For outside of those few organized hours this week, we had many other splendid adventures and experiences. We're learning about Hinduism at the moment; we spent hours reading tales of Shiva and Parvati, Rama and Sita, and especially Ganesh. We visited the Met twice to search for images of these deities in the South Asian wing; we paid a visit to Little India in Queens, where the kids admired saris and ate ladoos. The kids even assembled a puzzle map of Asia (which then became a playground first for their toy vehicles and then, somewhat mysteriously, for their Egyptian god and goddess figurines).

We read piles of other books, too: sight-word readers that Nini will read out loud to me; somewhat harder books that Desmond now sails through; Beatrix Potter tales and stories about trains and classic fairy tales that I read out loud to the kids. We spent a long, lovely afternoon at a Central Park picnic with dozens of other homeschooled kids, who chased each other around in the sunshine, made forts in the woods, and dug in the dirt of chunks of mica. We went to the beach at Coney Island with their best friend, played with our new pet rabbits, visited the library. Oh yeah, and Nini and Desmond both played, a lot, with those little plastic bears.

The kids begged me not to take down the "Welcome to Kindergarten" sign yet, so it will stay up another week. We'll keep spending about an hour most days doing schooly sorts of things -- but I think I'll be searching for a new phrase to describe that part of our day.


  1. I'm excited to find your blog and thankful to your husband for the wonderful article in Salon. I can refer to that article to answer some people's questions. You are in NYC and interestingly enough, I just had some friends from NYC visit us here in New Mexico and I thought it must just be the most foreign concept to them - homeschooling. Nice to see it happening in Brooklyn too!

  2. NYC must be a great place to homeschool-visiting the Met twice in a week to look for Ganesh--fantastic!

    Your teddy bear manipulative tension made me laugh with recognition--I remember the days with my 11 and 9 year olds-and I have more coming with my 4 year old. Saxon Math, which is fairly dull and repetitive, always gives kids a day or two of just playing with any new manipulative.

    It is so nice to hear that there are homeschool park days in Central Park, too.

  3. I too came by this blog through your husband's article. I homeschooled my son for two years (and my daughter through a sort of pre-homeschool), and if you think men don't understand what it's like to be a woman, try to be a dad homeschooling while his wife goes to work. Sometimes I felt like I was on an island all alone.

  4. Leslie, I just read Andrew's fantastic article in (we don't answer "truthfully" most of the time, either) and was able to find my way here. Welcome to Kindergarten, indeed!

    We are beginning our 5th official home learning year with our 9-year-old son - it has certainly been the best choice for our family. It's only gotten better each year. We dance a fine line between total child-directed learning and some mom-agenda'ed learning (mostly math -- we have those plastic bears, too, although they have rarely been used for math, I hate to tell you).
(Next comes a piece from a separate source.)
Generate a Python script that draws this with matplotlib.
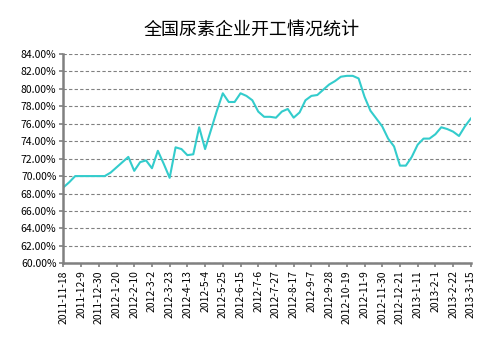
import matplotlib.pyplot as plt
import numpy as np

plt.rcParams['font.family'] = ['Noto Sans CJK SC', 'DejaVu Sans']

# 每周开工率 (%), 2011-11-18 起
rate = [68.7, 69.3, 70.0, 70.0, 70.0, 70.0, 70.0, 70.0, 70.4, 71.0,
        71.6, 72.2, 70.6, 71.6, 71.8, 70.9, 72.9, 71.4, 69.8, 73.3,
        73.1, 72.4, 72.5, 75.6, 73.1, 75.3, 77.5, 79.5, 78.5, 78.5,
        79.5, 79.2, 78.7, 77.4, 76.8, 76.8, 76.7, 77.4, 77.7, 76.7,
        77.3, 78.7, 79.2, 79.3, 79.9, 80.5, 80.9, 81.4, 81.5, 81.5,
        81.2, 79.1, 77.5, 76.6, 75.7, 74.3, 73.4, 71.2, 71.2, 72.2,
        73.6, 74.3, 74.3, 74.8, 75.6, 75.4, 75.1, 74.6, 75.7, 76.6]

tick_label = ['2011-11-18', '2011-12-9', '2011-12-30', '2012-1-20', '2012-2-10',
              '2012-3-2', '2012-3-23', '2012-4-13', '2012-5-4', '2012-5-25',
              '2012-6-15', '2012-7-6', '2012-7-27', '2012-8-17', '2012-9-7',
              '2012-9-28', '2012-10-19', '2012-11-9', '2012-11-30', '2012-12-21',
              '2013-1-11', '2013-2-1', '2013-2-22', '2013-3-15']

title = '全国尿素企业开工情况统计'

fig = plt.figure(figsize=(5.03, 3.51), dpi=100)
ax = fig.add_axes([0.126, 0.250, 0.810, 0.596])

x = np.arange(len(rate))
ax.plot(x, rate, color='#33CCCC', linewidth=1.5)

ax.set_xlim(0, len(rate) - 1)
ax.set_ylim(60, 84)
ax.set_yticks(np.arange(60, 85, 2))
ax.set_yticklabels(['%.2f%%' % v for v in np.arange(60, 85, 2)], fontsize=7.5)
ax.set_xticks(x[::3])
ax.set_xticklabels(tick_label, rotation=90, fontsize=7.5)

# 网格与坐标轴样式
ax.grid(axis='y', color='#808080', linestyle=(0, (3, 2)), linewidth=0.8)
ax.set_axisbelow(True)
for side in ['top', 'right']:
    ax.spines[side].set_visible(False)
for side in ['left', 'bottom']:
    ax.spines[side].set_color('#808080')
    ax.spines[side].set_linewidth(1.8)
ax.tick_params(axis='both', colors='#808080', labelcolor='black', length=3, width=1.2, pad=2)

fig.text(0.5, 0.915, title, ha='center', va='center', fontsize=13)

plt.savefig('out.png', dpi=100)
    I plan to keep checking in to your blog to see how things are going on your journey.

    Thanks to both you and Andrew, and your friend Joanne, for being reasonable, moderate voices for those of us who homeschool for non-religious reasons.

  5. Just found your blog through the horrendously-titled article on Jezebel ( which I just spent the better part of two hours commenting on. Oh dear.

    I am a former homeschooler, and a current college senior. I just wanted to write to you and say that it sounds like you're doing a great job and your kids will thank you for it for years to come.

  6. It sounds like you're off to a wonderful start! We've been homeschooling for a little over a year now, and we're having a blast (an educational blast, of course.) Good luck & very best wishes to your family for a fun, memorable, adventurous year of homeschooling!

  7. We've shared this path for 16 years now. My 2 are 21 (at The New School and living in Brooklyn) and almost 18 (currently at Not Back To School Camp).

    When we first started, a friend told me she was surprised because we were "so normal." She had thought that home schooled people were all either religious fanatics or hippies living in buses at the side of the road.

    This path has worked well for us. My daughters are independent thinkers who can interact well with people of all ages. They know how to find out what they need to know and to generate alternative solutions to problems they encounter. They are kind-hearted and compassionate human beings, and conscientious world citizens. I love them and I like them a lot. It doens't get much better than this.


  8. Thanks for all these lovely comments -- it's wonderful to hear from you. (Yeah, and clearly I made a total newbie mistake with those darn lil bears ...)

  9. I struggle constantly with my two sides - the academic vs they are only 5 debate. My twins will be 6 in December. How old are your 5 yr olds? It will be nice to follow your journey with twins close to mine in age. I blog about our schooling (along w/ everything else) at

  10. My kids have an April birthday, so they're almost exactly 5 1/2 right now. Although raising twins can be mighty challenging, I think homeschooling twins might be a bit easier than homeschooling kids of different ages or just one child. Well, except when Nini is on the verge of tears about those blasted bears .... Your thoughts?

  11. I'm a newbie about to start with the "blasted bears" and hoping for a positive experience! My husband and I approach things from a different place; he needs structure...I need an underlying structure but then I'm more likely to just refer to it periodically than follow it word for word. I hope we can make this work!